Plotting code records
▽

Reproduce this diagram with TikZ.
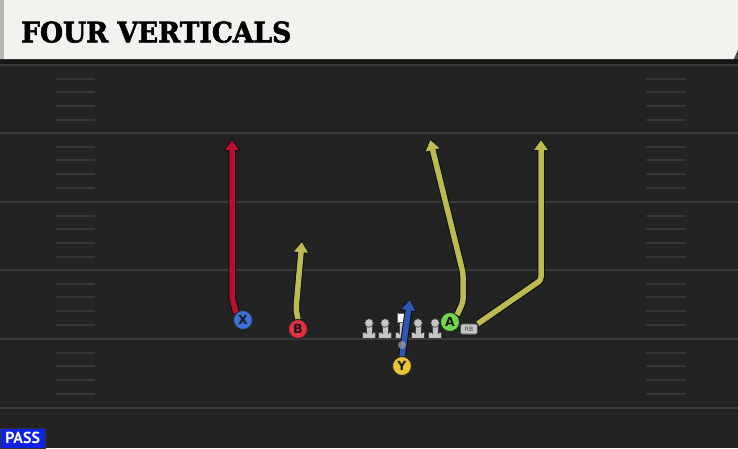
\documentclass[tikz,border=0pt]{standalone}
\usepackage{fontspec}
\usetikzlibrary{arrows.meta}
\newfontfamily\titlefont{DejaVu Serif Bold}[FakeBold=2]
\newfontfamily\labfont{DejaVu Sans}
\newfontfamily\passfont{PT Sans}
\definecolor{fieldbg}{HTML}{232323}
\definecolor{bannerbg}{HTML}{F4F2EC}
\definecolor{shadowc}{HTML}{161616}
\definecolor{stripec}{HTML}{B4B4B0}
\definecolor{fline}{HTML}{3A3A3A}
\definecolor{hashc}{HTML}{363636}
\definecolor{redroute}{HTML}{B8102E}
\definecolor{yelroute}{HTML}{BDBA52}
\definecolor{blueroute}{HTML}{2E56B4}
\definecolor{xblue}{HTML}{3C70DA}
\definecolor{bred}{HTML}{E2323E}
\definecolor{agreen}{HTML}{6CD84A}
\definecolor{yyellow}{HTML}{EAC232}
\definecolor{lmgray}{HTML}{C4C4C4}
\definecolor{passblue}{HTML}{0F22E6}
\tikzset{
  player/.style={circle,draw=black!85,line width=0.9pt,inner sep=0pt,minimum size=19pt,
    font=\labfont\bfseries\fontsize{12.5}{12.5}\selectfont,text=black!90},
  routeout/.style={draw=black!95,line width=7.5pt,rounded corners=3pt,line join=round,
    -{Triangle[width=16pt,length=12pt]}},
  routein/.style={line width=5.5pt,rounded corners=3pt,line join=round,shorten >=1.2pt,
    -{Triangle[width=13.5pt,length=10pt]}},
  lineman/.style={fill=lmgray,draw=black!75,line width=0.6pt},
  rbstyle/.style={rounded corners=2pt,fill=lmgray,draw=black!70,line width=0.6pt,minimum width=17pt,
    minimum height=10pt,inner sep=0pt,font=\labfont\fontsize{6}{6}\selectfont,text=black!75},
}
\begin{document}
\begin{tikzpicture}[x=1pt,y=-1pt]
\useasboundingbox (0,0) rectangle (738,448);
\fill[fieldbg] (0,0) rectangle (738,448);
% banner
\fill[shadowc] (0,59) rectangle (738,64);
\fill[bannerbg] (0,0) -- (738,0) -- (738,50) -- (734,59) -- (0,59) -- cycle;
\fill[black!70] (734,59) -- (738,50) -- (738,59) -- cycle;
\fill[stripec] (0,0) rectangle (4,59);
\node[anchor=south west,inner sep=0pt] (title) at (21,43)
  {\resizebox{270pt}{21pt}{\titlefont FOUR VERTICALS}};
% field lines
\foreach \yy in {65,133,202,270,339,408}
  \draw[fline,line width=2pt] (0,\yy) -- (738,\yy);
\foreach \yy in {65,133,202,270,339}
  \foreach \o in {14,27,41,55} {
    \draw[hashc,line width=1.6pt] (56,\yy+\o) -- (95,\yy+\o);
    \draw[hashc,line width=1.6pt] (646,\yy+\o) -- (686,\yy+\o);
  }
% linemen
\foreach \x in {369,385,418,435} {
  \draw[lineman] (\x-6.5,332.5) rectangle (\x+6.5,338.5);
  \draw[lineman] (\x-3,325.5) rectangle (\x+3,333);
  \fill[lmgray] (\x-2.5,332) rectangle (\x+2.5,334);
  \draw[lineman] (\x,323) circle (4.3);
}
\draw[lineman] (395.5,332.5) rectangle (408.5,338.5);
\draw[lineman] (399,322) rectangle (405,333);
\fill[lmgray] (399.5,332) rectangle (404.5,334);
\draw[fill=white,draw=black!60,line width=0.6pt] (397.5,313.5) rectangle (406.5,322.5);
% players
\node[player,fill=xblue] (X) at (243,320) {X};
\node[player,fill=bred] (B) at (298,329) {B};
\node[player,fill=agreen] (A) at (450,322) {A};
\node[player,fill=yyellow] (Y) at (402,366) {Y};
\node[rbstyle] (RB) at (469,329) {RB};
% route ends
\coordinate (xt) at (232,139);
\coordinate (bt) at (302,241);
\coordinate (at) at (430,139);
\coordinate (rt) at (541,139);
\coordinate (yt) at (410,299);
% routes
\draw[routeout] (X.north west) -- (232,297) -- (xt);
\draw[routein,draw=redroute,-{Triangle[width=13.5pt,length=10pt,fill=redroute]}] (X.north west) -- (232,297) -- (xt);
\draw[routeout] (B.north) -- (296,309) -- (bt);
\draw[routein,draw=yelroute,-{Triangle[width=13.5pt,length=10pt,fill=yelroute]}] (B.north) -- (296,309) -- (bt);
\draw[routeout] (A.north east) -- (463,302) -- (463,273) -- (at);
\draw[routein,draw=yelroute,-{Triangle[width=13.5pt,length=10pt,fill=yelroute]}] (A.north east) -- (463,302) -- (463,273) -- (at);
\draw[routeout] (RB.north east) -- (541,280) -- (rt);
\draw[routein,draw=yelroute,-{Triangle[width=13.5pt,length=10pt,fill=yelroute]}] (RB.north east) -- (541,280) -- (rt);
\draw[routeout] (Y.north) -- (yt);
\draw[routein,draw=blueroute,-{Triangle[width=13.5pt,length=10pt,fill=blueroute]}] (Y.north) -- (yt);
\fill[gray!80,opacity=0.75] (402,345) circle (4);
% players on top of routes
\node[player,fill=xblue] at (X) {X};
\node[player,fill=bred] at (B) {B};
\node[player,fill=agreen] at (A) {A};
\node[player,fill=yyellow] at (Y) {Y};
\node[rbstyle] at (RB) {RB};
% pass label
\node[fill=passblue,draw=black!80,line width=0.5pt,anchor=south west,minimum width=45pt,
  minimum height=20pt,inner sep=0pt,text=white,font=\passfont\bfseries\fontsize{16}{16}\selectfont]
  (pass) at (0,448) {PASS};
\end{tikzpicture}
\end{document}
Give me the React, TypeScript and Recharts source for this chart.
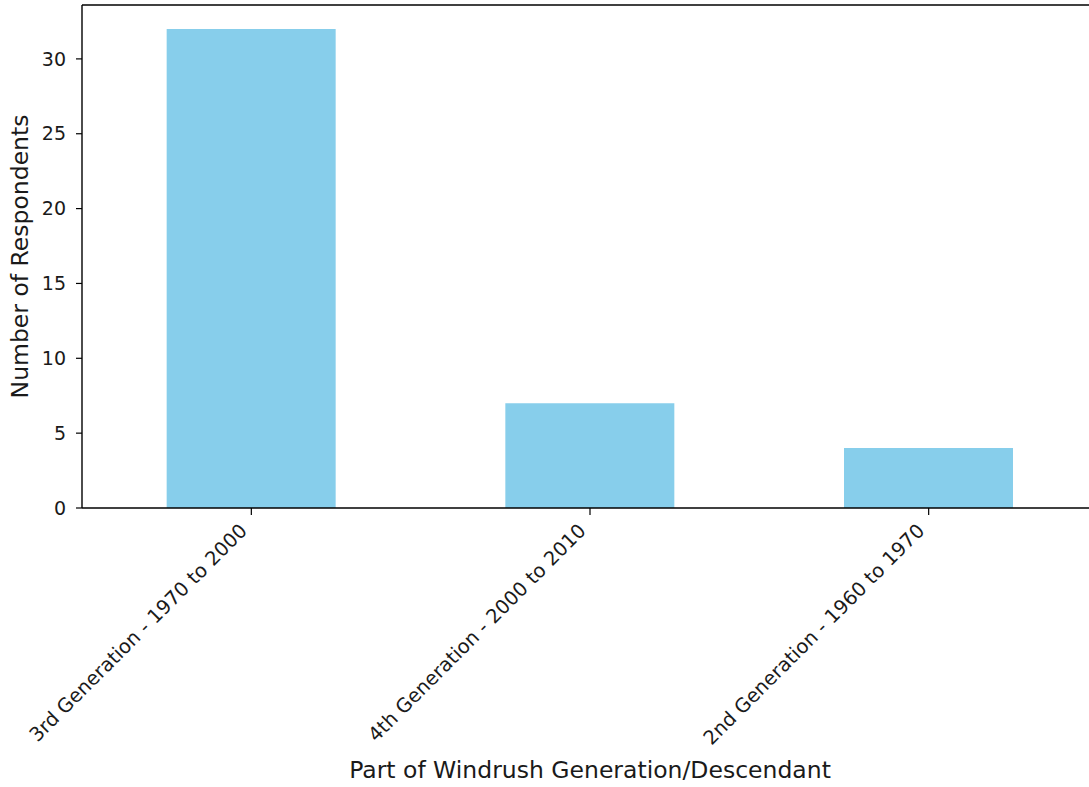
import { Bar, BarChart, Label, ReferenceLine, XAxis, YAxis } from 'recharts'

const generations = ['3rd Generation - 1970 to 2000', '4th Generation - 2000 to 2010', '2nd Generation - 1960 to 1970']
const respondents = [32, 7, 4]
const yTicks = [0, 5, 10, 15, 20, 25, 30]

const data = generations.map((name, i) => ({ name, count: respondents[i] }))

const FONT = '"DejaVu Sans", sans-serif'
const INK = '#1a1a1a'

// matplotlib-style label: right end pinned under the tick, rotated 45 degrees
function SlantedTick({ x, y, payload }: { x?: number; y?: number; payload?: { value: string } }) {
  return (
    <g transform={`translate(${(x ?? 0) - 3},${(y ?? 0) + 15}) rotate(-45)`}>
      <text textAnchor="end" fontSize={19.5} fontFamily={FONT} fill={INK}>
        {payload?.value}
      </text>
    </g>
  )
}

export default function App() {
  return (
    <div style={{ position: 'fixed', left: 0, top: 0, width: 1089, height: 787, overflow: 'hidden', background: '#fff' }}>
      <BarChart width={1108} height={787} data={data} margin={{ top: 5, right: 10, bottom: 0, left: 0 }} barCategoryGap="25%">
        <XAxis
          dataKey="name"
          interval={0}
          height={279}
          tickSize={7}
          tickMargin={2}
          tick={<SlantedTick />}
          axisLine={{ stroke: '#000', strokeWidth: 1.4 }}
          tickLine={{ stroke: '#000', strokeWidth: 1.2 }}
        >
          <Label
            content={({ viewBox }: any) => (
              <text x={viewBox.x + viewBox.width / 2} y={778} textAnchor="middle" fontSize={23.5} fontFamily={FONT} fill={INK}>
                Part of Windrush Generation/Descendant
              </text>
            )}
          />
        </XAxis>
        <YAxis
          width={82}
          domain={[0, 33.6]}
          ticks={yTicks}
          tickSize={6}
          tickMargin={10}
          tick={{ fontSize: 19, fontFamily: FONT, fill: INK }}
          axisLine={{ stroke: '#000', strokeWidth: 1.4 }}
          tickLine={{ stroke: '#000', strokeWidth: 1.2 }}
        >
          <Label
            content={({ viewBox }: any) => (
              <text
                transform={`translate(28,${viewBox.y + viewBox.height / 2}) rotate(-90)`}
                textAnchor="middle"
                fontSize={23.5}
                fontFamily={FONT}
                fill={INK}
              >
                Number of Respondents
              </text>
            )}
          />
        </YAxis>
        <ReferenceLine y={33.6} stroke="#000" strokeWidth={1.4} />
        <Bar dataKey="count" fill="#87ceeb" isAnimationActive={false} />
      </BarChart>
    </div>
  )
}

△

Collect the lines of the data that carry the word "this".

Reproduce this diagram with TikZ.
Give me the React, TypeScript and Recharts source for this chart.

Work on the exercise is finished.